Set problem: Please transcribe the listing below in full and word for word, without its pictures.

Data shown:
"""
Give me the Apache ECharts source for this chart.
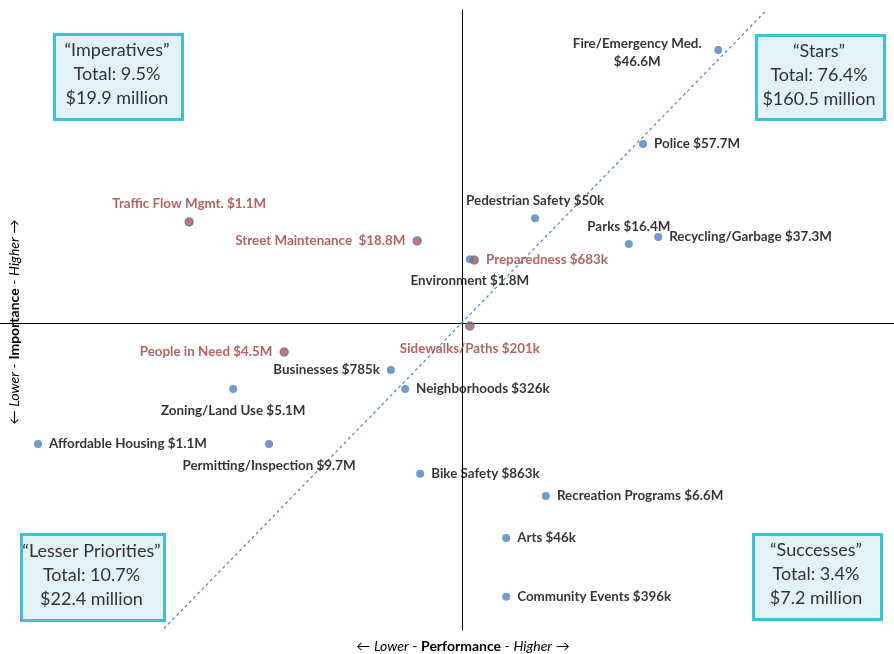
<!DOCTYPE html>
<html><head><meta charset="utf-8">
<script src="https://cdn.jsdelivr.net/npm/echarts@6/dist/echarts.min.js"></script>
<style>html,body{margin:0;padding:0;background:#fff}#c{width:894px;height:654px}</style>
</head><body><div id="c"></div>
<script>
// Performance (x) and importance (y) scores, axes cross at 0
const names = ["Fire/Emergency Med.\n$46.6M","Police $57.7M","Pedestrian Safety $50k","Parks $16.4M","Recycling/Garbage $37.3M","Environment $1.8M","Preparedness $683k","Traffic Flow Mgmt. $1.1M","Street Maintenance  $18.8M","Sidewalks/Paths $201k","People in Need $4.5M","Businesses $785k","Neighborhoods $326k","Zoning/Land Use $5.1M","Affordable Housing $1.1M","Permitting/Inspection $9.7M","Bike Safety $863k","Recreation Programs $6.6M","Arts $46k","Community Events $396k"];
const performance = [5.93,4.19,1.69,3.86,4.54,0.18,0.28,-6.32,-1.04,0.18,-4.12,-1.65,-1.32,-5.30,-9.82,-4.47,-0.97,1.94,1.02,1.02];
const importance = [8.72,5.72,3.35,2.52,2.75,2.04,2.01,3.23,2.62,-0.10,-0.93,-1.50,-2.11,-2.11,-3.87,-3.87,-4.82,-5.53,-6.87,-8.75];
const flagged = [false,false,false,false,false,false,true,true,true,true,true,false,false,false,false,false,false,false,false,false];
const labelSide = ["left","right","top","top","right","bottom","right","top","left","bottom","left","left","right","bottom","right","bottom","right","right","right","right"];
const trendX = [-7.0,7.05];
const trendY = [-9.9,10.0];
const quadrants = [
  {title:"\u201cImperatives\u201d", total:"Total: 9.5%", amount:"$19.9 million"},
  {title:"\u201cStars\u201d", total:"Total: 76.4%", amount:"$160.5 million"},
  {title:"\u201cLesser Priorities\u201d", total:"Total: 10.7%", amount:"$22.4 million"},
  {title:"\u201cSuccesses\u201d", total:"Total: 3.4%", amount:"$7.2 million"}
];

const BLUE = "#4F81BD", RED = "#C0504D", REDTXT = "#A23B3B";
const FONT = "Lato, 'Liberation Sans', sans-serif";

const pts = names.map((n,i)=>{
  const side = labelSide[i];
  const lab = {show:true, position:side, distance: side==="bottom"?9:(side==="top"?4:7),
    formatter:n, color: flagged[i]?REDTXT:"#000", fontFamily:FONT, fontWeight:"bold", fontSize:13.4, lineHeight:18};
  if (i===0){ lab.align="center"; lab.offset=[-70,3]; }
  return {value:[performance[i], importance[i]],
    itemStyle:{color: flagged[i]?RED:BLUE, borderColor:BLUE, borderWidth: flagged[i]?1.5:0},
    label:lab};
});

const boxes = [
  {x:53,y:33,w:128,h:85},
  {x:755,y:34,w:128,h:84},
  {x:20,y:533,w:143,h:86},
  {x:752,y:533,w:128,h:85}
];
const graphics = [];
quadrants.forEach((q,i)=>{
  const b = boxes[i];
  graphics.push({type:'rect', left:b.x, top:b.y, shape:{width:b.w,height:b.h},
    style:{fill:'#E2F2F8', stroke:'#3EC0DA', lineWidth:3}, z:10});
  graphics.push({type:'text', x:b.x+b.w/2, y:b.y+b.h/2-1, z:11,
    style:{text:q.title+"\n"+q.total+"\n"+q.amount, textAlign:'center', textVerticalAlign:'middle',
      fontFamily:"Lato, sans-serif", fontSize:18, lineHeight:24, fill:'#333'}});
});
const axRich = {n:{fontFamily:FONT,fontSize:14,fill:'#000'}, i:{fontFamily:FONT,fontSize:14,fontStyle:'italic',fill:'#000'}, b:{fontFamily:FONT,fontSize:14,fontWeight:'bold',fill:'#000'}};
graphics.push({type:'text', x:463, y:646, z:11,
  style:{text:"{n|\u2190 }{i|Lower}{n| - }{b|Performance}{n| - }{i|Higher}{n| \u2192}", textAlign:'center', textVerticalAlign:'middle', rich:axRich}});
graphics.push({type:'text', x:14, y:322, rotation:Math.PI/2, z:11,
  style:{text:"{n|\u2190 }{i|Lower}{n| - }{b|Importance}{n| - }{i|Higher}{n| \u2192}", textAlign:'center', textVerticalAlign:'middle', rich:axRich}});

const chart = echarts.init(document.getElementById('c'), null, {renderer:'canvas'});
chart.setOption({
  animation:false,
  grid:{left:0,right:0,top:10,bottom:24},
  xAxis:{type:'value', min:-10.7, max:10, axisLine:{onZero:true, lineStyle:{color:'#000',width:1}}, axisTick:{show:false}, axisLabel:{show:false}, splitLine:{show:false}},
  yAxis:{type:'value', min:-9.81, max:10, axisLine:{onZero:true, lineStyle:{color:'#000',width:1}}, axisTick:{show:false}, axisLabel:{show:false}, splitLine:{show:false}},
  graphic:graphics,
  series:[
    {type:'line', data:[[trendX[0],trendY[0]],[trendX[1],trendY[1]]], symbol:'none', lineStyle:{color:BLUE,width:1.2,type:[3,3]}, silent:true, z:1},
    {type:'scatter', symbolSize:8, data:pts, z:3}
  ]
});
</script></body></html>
"""
Response to this task:
Give me the Apache ECharts source for this chart.
<!DOCTYPE html>
<html><head><meta charset="utf-8">
<script src="https://cdn.jsdelivr.net/npm/echarts@6/dist/echarts.min.js"></script>
<style>html,body{margin:0;padding:0;background:#fff}#c{width:894px;height:654px}</style>
</head><body><div id="c"></div>
<script>
// Performance (x) and importance (y) scores, axes cross at 0
const names = ["Fire/Emergency Med.\n$46.6M","Police $57.7M","Pedestrian Safety $50k","Parks $16.4M","Recycling/Garbage $37.3M","Environment $1.8M","Preparedness $683k","Traffic Flow Mgmt. $1.1M","Street Maintenance  $18.8M","Sidewalks/Paths $201k","People in Need $4.5M","Businesses $785k","Neighborhoods $326k","Zoning/Land Use $5.1M","Affordable Housing $1.1M","Permitting/Inspection $9.7M","Bike Safety $863k","Recreation Programs $6.6M","Arts $46k","Community Events $396k"];
const performance = [5.93,4.19,1.69,3.86,4.54,0.18,0.28,-6.32,-1.04,0.18,-4.12,-1.65,-1.32,-5.30,-9.82,-4.47,-0.97,1.94,1.02,1.02];
const importance = [8.72,5.72,3.35,2.52,2.75,2.04,2.01,3.23,2.62,-0.10,-0.93,-1.50,-2.11,-2.11,-3.87,-3.87,-4.82,-5.53,-6.87,-8.75];
const flagged = [false,false,false,false,false,false,true,true,true,true,true,false,false,false,false,false,false,false,false,false];
const labelSide = ["left","right","top","top","right","bottom","right","top","left","bottom","left","left","right","bottom","right","bottom","right","right","right","right"];
const trendX = [-7.0,7.05];
const trendY = [-9.9,10.0];
const quadrants = [
  {title:"\u201cImperatives\u201d", total:"Total: 9.5%", amount:"$19.9 million"},
  {title:"\u201cStars\u201d", total:"Total: 76.4%", amount:"$160.5 million"},
  {title:"\u201cLesser Priorities\u201d", total:"Total: 10.7%", amount:"$22.4 million"},
  {title:"\u201cSuccesses\u201d", total:"Total: 3.4%", amount:"$7.2 million"}
];

const BLUE = "#4F81BD", RED = "#C0504D", REDTXT = "#A23B3B";
const FONT = "Lato, 'Liberation Sans', sans-serif";

const pts = names.map((n,i)=>{
  const side = labelSide[i];
  const lab = {show:true, position:side, distance: side==="bottom"?9:(side==="top"?4:7),
    formatter:n, color: flagged[i]?REDTXT:"#000", fontFamily:FONT, fontWeight:"bold", fontSize:13.4, lineHeight:18};
  if (i===0){ lab.align="center"; lab.offset=[-70,3]; }
  return {value:[performance[i], importance[i]],
    itemStyle:{color: flagged[i]?RED:BLUE, borderColor:BLUE, borderWidth: flagged[i]?1.5:0},
    label:lab};
});

const boxes = [
  {x:53,y:33,w:128,h:85},
  {x:755,y:34,w:128,h:84},
  {x:20,y:533,w:143,h:86},
  {x:752,y:533,w:128,h:85}
];
const graphics = [];
quadrants.forEach((q,i)=>{
  const b = boxes[i];
  graphics.push({type:'rect', left:b.x, top:b.y, shape:{width:b.w,height:b.h},
    style:{fill:'#E2F2F8', stroke:'#3EC0DA', lineWidth:3}, z:10});
  graphics.push({type:'text', x:b.x+b.w/2, y:b.y+b.h/2-1, z:11,
    style:{text:q.title+"\n"+q.total+"\n"+q.amount, textAlign:'center', textVerticalAlign:'middle',
      fontFamily:"Lato, sans-serif", fontSize:18, lineHeight:24, fill:'#333'}});
});
const axRich = {n:{fontFamily:FONT,fontSize:14,fill:'#000'}, i:{fontFamily:FONT,fontSize:14,fontStyle:'italic',fill:'#000'}, b:{fontFamily:FONT,fontSize:14,fontWeight:'bold',fill:'#000'}};
graphics.push({type:'text', x:463, y:646, z:11,
  style:{text:"{n|\u2190 }{i|Lower}{n| - }{b|Performance}{n| - }{i|Higher}{n| \u2192}", textAlign:'center', textVerticalAlign:'middle', rich:axRich}});
graphics.push({type:'text', x:14, y:322, rotation:Math.PI/2, z:11,
  style:{text:"{n|\u2190 }{i|Lower}{n| - }{b|Importance}{n| - }{i|Higher}{n| \u2192}", textAlign:'center', textVerticalAlign:'middle', rich:axRich}});

const chart = echarts.init(document.getElementById('c'), null, {renderer:'canvas'});
chart.setOption({
  animation:false,
  grid:{left:0,right:0,top:10,bottom:24},
  xAxis:{type:'value', min:-10.7, max:10, axisLine:{onZero:true, lineStyle:{color:'#000',width:1}}, axisTick:{show:false}, axisLabel:{show:false}, splitLine:{show:false}},
  yAxis:{type:'value', min:-9.81, max:10, axisLine:{onZero:true, lineStyle:{color:'#000',width:1}}, axisTick:{show:false}, axisLabel:{show:false}, splitLine:{show:false}},
  graphic:graphics,
  series:[
    {type:'line', data:[[trendX[0],trendY[0]],[trendX[1],trendY[1]]], symbol:'none', lineStyle:{color:BLUE,width:1.2,type:[3,3]}, silent:true, z:1},
    {type:'scatter', symbolSize:8, data:pts, z:3}
  ]
});
</script></body></html>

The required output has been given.